PROMPT =>
Omit all images. Write out the rest of the material exactly.

#####

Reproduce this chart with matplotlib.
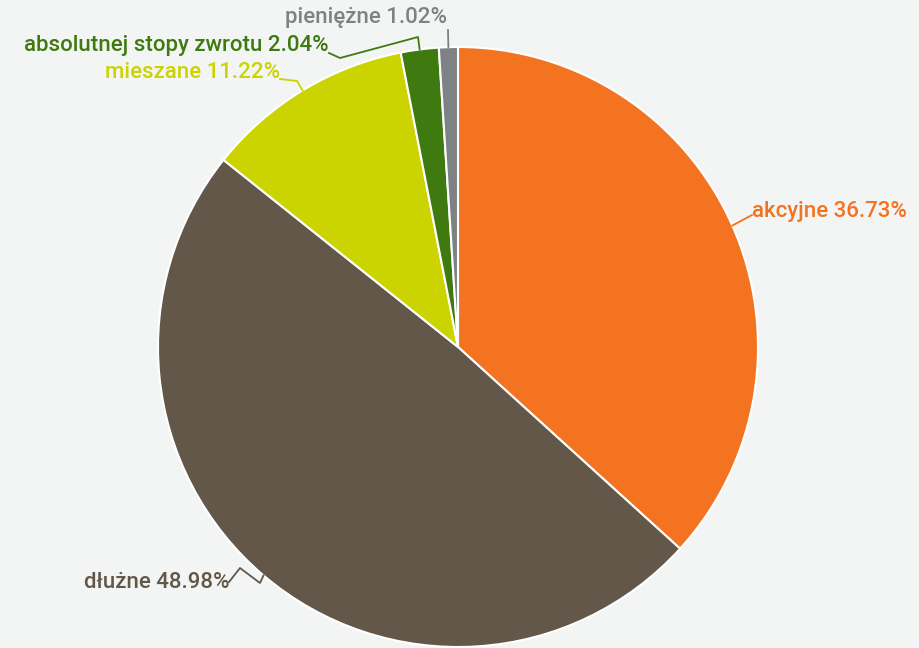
import numpy as np
import matplotlib.pyplot as plt

labels = ['akcyjne', 'dłużne', 'mieszane', 'absolutnej stopy zwrotu', 'pieniężne']
shares = [36.73, 48.98, 11.22, 2.04, 1.02]
colors = ['#f47321', '#63574a', '#cbd400', '#3f7a10', '#7f8284']

# label text anchors and leader elbows, in pixels of the 920x648 picture
text_px = [(752, 212, 'left'), (229, 582, 'right'), (280, 72, 'right'),
           (329, 46, 'right'), (447, 18, 'right')]
elbows_px = [[(752, 215)],
             [(260, 583), (240, 568), (229, 582)],
             [(297, 81), (280, 79)],
             [(418, 37), (340, 58), (329, 53)],
             [(448, 30)]]

CX, CY, R = 458, 347, 300


def to_data(px, py):
    return (px - CX) / R, (CY - py) / R


fig = plt.figure(figsize=(9.2, 6.48), dpi=100)
fig.patch.set_facecolor('#f3f5f5')
ax = fig.add_axes([(CX - R) / 920, (648 - CY - R) / 648, 2 * R / 920, 2 * R / 648])
ax.set_facecolor('#f3f5f5')

wedges, _ = ax.pie(shares, colors=colors, startangle=90, counterclock=False,
                   radius=1, wedgeprops=dict(edgecolor='white', linewidth=1.5))
ax.set_xlim(-1, 1)
ax.set_ylim(-1, 1)
ax.set_aspect('equal')
ax.axis('off')

for w, lab, val, col, (tx, ty, ha), elb in zip(wedges, labels, shares, colors, text_px, elbows_px):
    mid = np.deg2rad((w.theta1 + w.theta2) / 2)
    pts = [(np.cos(mid), np.sin(mid))] + [to_data(*p) for p in elb]
    xs, ys = zip(*pts)
    ax.plot(xs, ys, color=col, lw=1.3, clip_on=False)
    x, y = to_data(tx, ty)
    ax.text(x, y, f'{lab} {val:.2f}%', color=col, ha=ha, va='center',
            fontsize=16, fontfamily='Roboto', fontweight='medium', clip_on=False)

fig.savefig('out.png', dpi=100, facecolor=fig.get_facecolor())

#####

TASK OUTPUT =>
Reproduce this chart with matplotlib.
import numpy as np
import matplotlib.pyplot as plt

labels = ['akcyjne', 'dłużne', 'mieszane', 'absolutnej stopy zwrotu', 'pieniężne']
shares = [36.73, 48.98, 11.22, 2.04, 1.02]
colors = ['#f47321', '#63574a', '#cbd400', '#3f7a10', '#7f8284']

# label text anchors and leader elbows, in pixels of the 920x648 picture
text_px = [(752, 212, 'left'), (229, 582, 'right'), (280, 72, 'right'),
           (329, 46, 'right'), (447, 18, 'right')]
elbows_px = [[(752, 215)],
             [(260, 583), (240, 568), (229, 582)],
             [(297, 81), (280, 79)],
             [(418, 37), (340, 58), (329, 53)],
             [(448, 30)]]

CX, CY, R = 458, 347, 300


def to_data(px, py):
    return (px - CX) / R, (CY - py) / R


fig = plt.figure(figsize=(9.2, 6.48), dpi=100)
fig.patch.set_facecolor('#f3f5f5')
ax = fig.add_axes([(CX - R) / 920, (648 - CY - R) / 648, 2 * R / 920, 2 * R / 648])
ax.set_facecolor('#f3f5f5')

wedges, _ = ax.pie(shares, colors=colors, startangle=90, counterclock=False,
                   radius=1, wedgeprops=dict(edgecolor='white', linewidth=1.5))
ax.set_xlim(-1, 1)
ax.set_ylim(-1, 1)
ax.set_aspect('equal')
ax.axis('off')

for w, lab, val, col, (tx, ty, ha), elb in zip(wedges, labels, shares, colors, text_px, elbows_px):
    mid = np.deg2rad((w.theta1 + w.theta2) / 2)
    pts = [(np.cos(mid), np.sin(mid))] + [to_data(*p) for p in elb]
    xs, ys = zip(*pts)
    ax.plot(xs, ys, color=col, lw=1.3, clip_on=False)
    x, y = to_data(tx, ty)
    ax.text(x, y, f'{lab} {val:.2f}%', color=col, ha=ha, va='center',
            fontsize=16, fontfamily='Roboto', fontweight='medium', clip_on=False)

fig.savefig('out.png', dpi=100, facecolor=fig.get_facecolor())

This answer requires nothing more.